Scale dependence of surface roughness of natural rock joints has long been an outstanding issue in rock mechanics. Controversial results were reported by various studies; however, the nature of scale dependency and the underlying mechanism for the conflicting observations remain unclear. Rock joints at different scales characterise two-order asperities, namely, waviness and unevenness; thus understanding how the individual roughness of waviness and unevenness vary as the joint size increases from the laboratory-scale to the large-scale is crucial for revealing the scale effect mystery. Here we digitise three natural granite joint surfaces with the same dimension of 1000 mm × 1000 mm through a high-resolution, three-dimensional scanner. Waviness and unevenness of each rock joint surface are quantitatively separated by selecting an appropriate sampling interval.
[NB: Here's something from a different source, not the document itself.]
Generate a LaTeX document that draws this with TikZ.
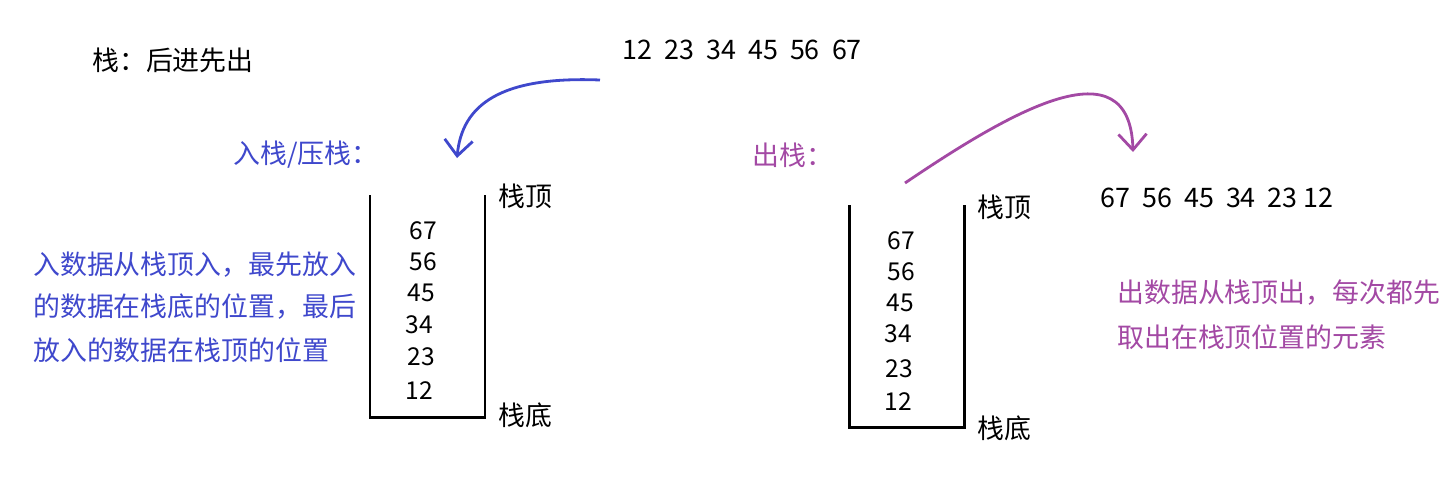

The respective fractal dimensions of waviness and unevenness of joint surfaces sized from 100 mm × 100 mm to 1000 mm × 1000 mm are estimated through an improved roughness-length method. We find that the fractal dimensions of two-order roughness are scale-dependent but without generalised trends. The stationarity threshold beyond which the scale-dependency of roughness vanishes is absent for all the three joint samples, suggesting that the roughness of natural rock joints be assessed at the specific scale of the rock mass in-situ. We reveal that previous controversial results regarding scale effect are likely due to the composition of the roughness scaling of waviness and unevenness. Thus, accurate stability analysis of rock-engineering projects should consider separate contributions of multi-order asperities across scales to the strength and deformation of jointed rock masses.